The bloggers were cocky about what the netroots—the online version of the grassroots—could deliver. Brigham, a tall, skinny 27-year-old software designer clad in well-worn low-slung jeans declared, “We can move people, money, and message, and do it 24/7. We’re non-state actors, and this is postmodern politics.” His dispatches from the candidate’s living room, his car, and from the bar were posted by his and other widely read blogs such as Daily Kos and MyDD; in all, he said, more than 50 bloggers had helped raise money and turn out volunteers for Hackett.

The insurgents delivered big time: They out-fundraised the national Democratic Party, hauling in some $500,000 of the campaign’s $850,000 total, with nearly 9,000 people giving an average of $50 each. In a show of blogforce on the campaign’s last day, Swing State Project put out the word at 10:30 a.m. that Hackett needed $30,000 for get-out-the-vote operations. Six hours later, $60,000 had poured in and Brigham had to tell people to stop giving.

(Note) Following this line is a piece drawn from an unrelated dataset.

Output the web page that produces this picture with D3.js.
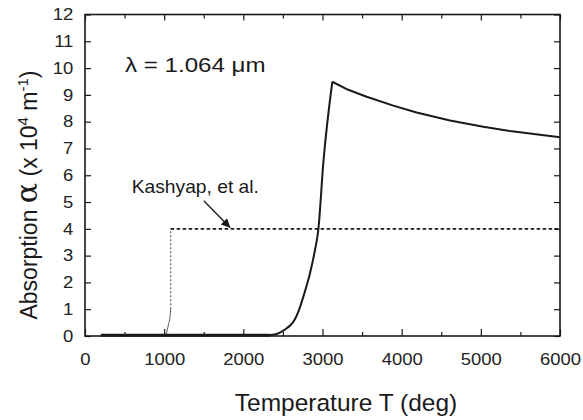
<!DOCTYPE html>
<html>
<head>
<meta charset="utf-8">
<script src="https://cdn.jsdelivr.net/npm/d3@7"></script>
<style>
  html, body { margin: 0; padding: 0; background: #fff; }
  svg { display: block; font-family: "Liberation Sans", Arial, Helvetica, sans-serif; }
</style>
</head>
<body>
<svg id="chart" width="583" height="420"></svg>
<script>
// Absorption coefficient vs temperature at 1.064 µm
const xTicks = [0, 1000, 2000, 3000, 4000, 5000, 6000];
const xMinorTicks = [500, 1500, 2500, 3500, 4500, 5500];
const yTicks = [0, 1, 2, 3, 4, 5, 6, 7, 8, 9, 10, 11, 12];

// model curve: flat baseline, steep rise, then slow decay
const baseTemp  = [200, 2330];
const baseAlpha = [0.03, 0.03];
const riseTemp  = [2300, 2421, 2500, 2548, 2600, 2650, 2700, 2758, 2842, 2905, 2947, 3010, 3124];
const riseAlpha = [0.03, 0.075, 0.19, 0.29, 0.42, 0.62, 0.95, 1.47, 2.34, 3.21, 3.96, 6.45, 9.49];
const decayTemp  = [3124, 3300, 3558, 3894, 4189, 4610, 5031, 5368, 6000];
const decayAlpha = [9.49, 9.22, 8.93, 8.60, 8.34, 8.04, 7.81, 7.65, 7.42];

// Kashyap et al. step model
const kashFootTemp  = [1000, 1030, 1053, 1074, 1082];
const kashFootAlpha = [0.0, 0.12, 0.41, 0.72, 1.0];
const kashStepTemp  = [1082, 1082];
const kashStepAlpha = [1.0, 4.0];
const kashFlatTemp  = [1082, 6000];
const kashFlatAlpha = [4.0, 4.0];

// annotations (data coordinates)
const kashLabel = { text: "Kashyap, et al.", t: 590, a: 5.33 };
const arrowFrom = [1500, 5.05];
const arrowTo   = [1835, 4.04];
const lambdaLabel = { t: 505, a: 9.87 };

const svg = d3.select("#chart");
const plotL = 85, plotR = 560, plotT = 14.5, plotB = 336;
const wide = 1.12;   // horizontal stretch of the label lettering

const x = d3.scaleLinear().domain([0, 6000]).range([plotL, plotR]);
const y = d3.scaleLinear().domain([0, 12]).range([plotB, plotT]);

const ink = "#1a1a1a";

// ticks (inward) via axes
const g = svg.append("g");
g.append("g").attr("transform", `translate(0,${plotB})`)
  .call(d3.axisBottom(x).tickValues(xTicks).tickSize(-7).tickFormat(d3.format("d")).tickPadding(17));
g.append("g").attr("transform", `translate(0,${plotB})`)
  .call(d3.axisBottom(x).tickValues(xMinorTicks).tickSize(-4).tickFormat(""));
g.append("g").attr("transform", `translate(0,${plotT})`)
  .call(d3.axisTop(x).tickValues(xTicks).tickSize(-6).tickFormat(""));
g.append("g").attr("transform", `translate(0,${plotT})`)
  .call(d3.axisTop(x).tickValues(xMinorTicks).tickSize(-4).tickFormat(""));
g.append("g").attr("transform", `translate(${plotL},0)`)
  .call(d3.axisLeft(y).tickValues(yTicks).tickSize(-6).tickFormat(d3.format("d")).tickPadding(10.4));
g.append("g").attr("transform", `translate(${plotR},0)`)
  .call(d3.axisRight(y).tickValues(yTicks).tickSize(-6).tickFormat(""));

g.selectAll(".domain").remove();
g.selectAll(".tick line").attr("stroke", ink).attr("stroke-width", 1.2);
g.selectAll(".tick text").attr("fill", "#222").attr("font-size", 16.5)
  .attr("font-family", "Liberation Sans, Arial, sans-serif")
  .attr("transform", `scale(${wide},1)`);

// frame
svg.append("rect")
  .attr("x", plotL).attr("y", plotT)
  .attr("width", plotR - plotL).attr("height", plotB - plotT)
  .attr("fill", "none").attr("stroke", ink).attr("stroke-width", 1.6);

const line = (ts, as, curve) => d3.line()
  .x(i => x(ts[i])).y(i => y(as[i]))
  .curve(curve || d3.curveLinear)(d3.range(ts.length));

// Kashyap step
svg.append("path").attr("d", line(kashFootTemp, kashFootAlpha, d3.curveMonotoneX))
  .attr("fill", "none").attr("stroke", "#555").attr("stroke-width", 1);
svg.append("path").attr("d", line(kashStepTemp, kashStepAlpha))
  .attr("fill", "none").attr("stroke", "#666").attr("stroke-width", 1.2)
  .attr("stroke-dasharray", "2,2");
svg.append("path").attr("d", line(kashFlatTemp, kashFlatAlpha))
  .attr("fill", "none").attr("stroke", ink).attr("stroke-width", 1.6)
  .attr("stroke-dasharray", "3.5,2.5");

// model curve
svg.append("path").attr("d", line(baseTemp, baseAlpha))
  .attr("fill", "none").attr("stroke", ink).attr("stroke-width", 3);
svg.append("path").attr("d", line(riseTemp, riseAlpha, d3.curveMonotoneX))
  .attr("fill", "none").attr("stroke", ink).attr("stroke-width", 2)
  .attr("stroke-linejoin", "miter");
svg.append("path").attr("d", line(decayTemp, decayAlpha))
  .attr("fill", "none").attr("stroke", ink).attr("stroke-width", 2)
  .attr("stroke-linejoin", "round");

// arrow
svg.append("defs").append("marker")
  .attr("id", "head").attr("viewBox", "0 0 10 10")
  .attr("refX", 10).attr("refY", 5)
  .attr("markerWidth", 12).attr("markerHeight", 9)
  .attr("markerUnits", "userSpaceOnUse")
  .attr("orient", "auto")
  .append("path").attr("d", "M0,0 L10,5 L0,10 Z").attr("fill", ink);
svg.append("line")
  .attr("x1", x(arrowFrom[0])).attr("y1", y(arrowFrom[1]))
  .attr("x2", x(arrowTo[0])).attr("y2", y(arrowTo[1]))
  .attr("stroke", ink).attr("stroke-width", 1.3)
  .attr("marker-end", "url(#head)");

// stretched text helper: anchor at (px, py), widened horizontally
function wideText(px, py, size, str, stretch) {
  return svg.append("text")
    .attr("transform", `translate(${px},${py}) scale(${stretch},1)`)
    .attr("font-size", size).attr("fill", ink)
    .text(str);
}

wideText(x(kashLabel.t), y(kashLabel.a), 17.5, kashLabel.text, 1.1);

// wavelength label
wideText(x(lambdaLabel.t), y(lambdaLabel.a), 21, "λ = 1.064 μm", 1.15);

// axis titles
svg.append("text")
  .attr("x", 346).attr("y", 411)
  .attr("text-anchor", "middle")
  .attr("font-size", 24.5).attr("fill", ink)
  .text("Temperature T (deg)");

const yt = svg.append("text")
  .attr("transform", "translate(37,195) rotate(-90)")
  .attr("text-anchor", "middle")
  .attr("font-size", 23).attr("fill", ink);
yt.append("tspan").text("Absorption  ");
yt.append("tspan").attr("font-family", "DejaVu Serif, serif").attr("font-size", 30).text("α");
yt.append("tspan").text("  (x 10");
yt.append("tspan").attr("font-size", 15).attr("dy", -9).text("4");
yt.append("tspan").attr("dy", 9).text(" m");
yt.append("tspan").attr("font-size", 15).attr("dy", -9).text("-1");
yt.append("tspan").attr("dy", 9).text(")");
</script>
</body>
</html>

The next story demonstrates progress in the Democratic Party:

The insurgents are unmoved. Brigham invokes DNC Chairman Howard Dean’s 50-State Strategy: “You gotta fight everywhere to win anywhere.” They point out that between 2000 and 2004, more than a quarter of House seats were unchallenged or only lightly contested by Democrats. Jerome Armstrong, who runs the popular MyDD blog, wrote on tompaine.com, “Paul Hackett was the first step in resuscitating the party after the 2004 defeat.… Let’s run 232 Hackett-like operations against the Republicans in the elections of 2006, and plenty of swing-district wins will walk out of the wilderness on Election Day.” (In early August, DCCC chairman Rahm Emanuel announced that in 2006, the committee will double the number of Democratic challengers it funds—to about 50, out of 231 Republican-held seats nationwide.)

On the night I visited the Goldminer’s Inn the bloggers were in high dudgeon. Alternating swigs of beer and draws on his cigarette, the frenetic Brigham insisted, “I support fighting Democrats who aren’t ashamed to be Democrats and who aren’t members of the DLC,” the Democratic Leadership Council that is the ideological home of Bill and Hillary Clinton and Joe Lieberman. Hackett, listening in, piped up, “What’s the DLC?”


That same night, Hillary Clinton and the DLC were in Ohio. But it wasn't because they were helping, or even aware, of the biggest race in the state. They were busy with business as usual while we were changing the narrative of the midterm election cycle and proving that by ignoring their advice Democrats can be competitive anywhere in America.